Workers Comp Should Try Giving PTSD a Shot

24 Sep, 2012 Bob Wilson


An interesting story out this week about a new potential treatment for Post Traumatic Stress Disorder (PTSD) in military veterans could have significant impact on the workers' compensation industry.

Dr. Eugene Lipov,  Medical Director of Advanced Pain Centers in Chicago, and Director of Pain Research at Northwest Community Hospital, is deploying a treatment called Stellate ganglion block (SGB) in an attempt to treat veterans suffering PTSD who have not responded to other methods. He is reporting very encouraging, and often immediate, results. According to Lipov, PTSD sufferers who have been administered the block have reported relief from symptoms in as little as 30 minutes.  

SGB, has been used in the past to treat depression, schizophrenia, psychosis, and other mental health disorders. It is not backed by the Department of Veterans Affairs for treating PTSD in soldiers, but Lipov has obtained a waiver for continued tests. The procedure involves an injection into a collection of nerves in the neck known as the stellate ganglion.  These nerves are connected to various parts of the brain, including the amygdala, which are believed to be associated with PTSD.  

Some researchers believe PTSD develops when the level of nerve growth factor (NGF) in a persons system increases.  This prompts the release of a hormone called norepinephrine. Norepinephrine apparently is responsible for the “fight-or-flight” response in the body and directly increases heart rate and blood pressure. Lipov believes "high levels of NGF in people with PTSD are directly responsible for their heightened sensitivity to environmental stimulus."

The block turns off this activity, with an almost immediate response for the patient. Lipov says around 70 percent of his patients with which he has tried this have had positive results, with at least 50 percent improvement. The cost of treatment is estimated at around $1,000.

Besides the great possibilities to address a large problem within our military services, this has potential positive ramifications for the workers' comp industry. PTSD is an oft debated and contentious topic for us, and the potential for a quick, effective and affordable treatment is good news. However, one might postulate that this sword, like so many, has two edges. 
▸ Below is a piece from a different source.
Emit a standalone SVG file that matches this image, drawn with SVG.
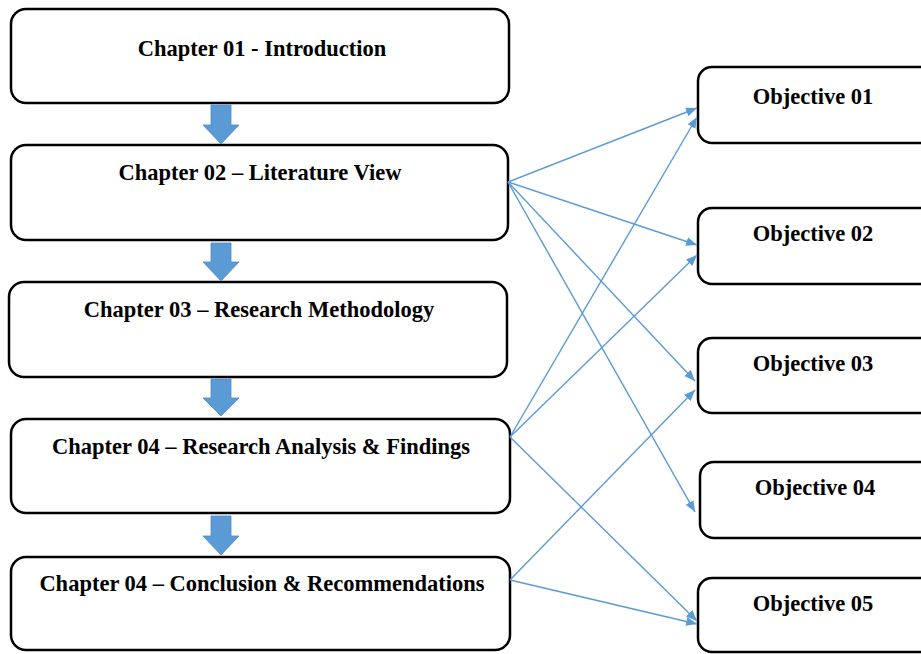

Around 16 states in the US do not recognize or provide coverage for PTSD for incidents where no physical injury accompanies the claim. This has meant that people traumatized by a sudden or violent act at work have generally had to seek treatment outside the system. With this potential revelation and possible treatment on the forefront, could that change? A treatment that targets a hormone such as Norepinephrine could be argued by some to be a physiological one, and not a mental treatment at all. If it can be successfully argued that PTSD is indeed a physical condition or injury caused by a work related event, the prohibition on mental only claims could be rendered irrelevant for these cases.

This is simply conjecture on my part, but I would not be surprised to see this type of argument evolve if Lipov's treatment proves viable. 

The good news, if that does occur, is that this may be a suddenly treatable condition. That is outstanding news for people that suffer this condition, and good news for those who fight false claims of the disorder. 

Everybody gets a win from this (except malingering frauds). In my view that is reason enough to give PTSD a shot.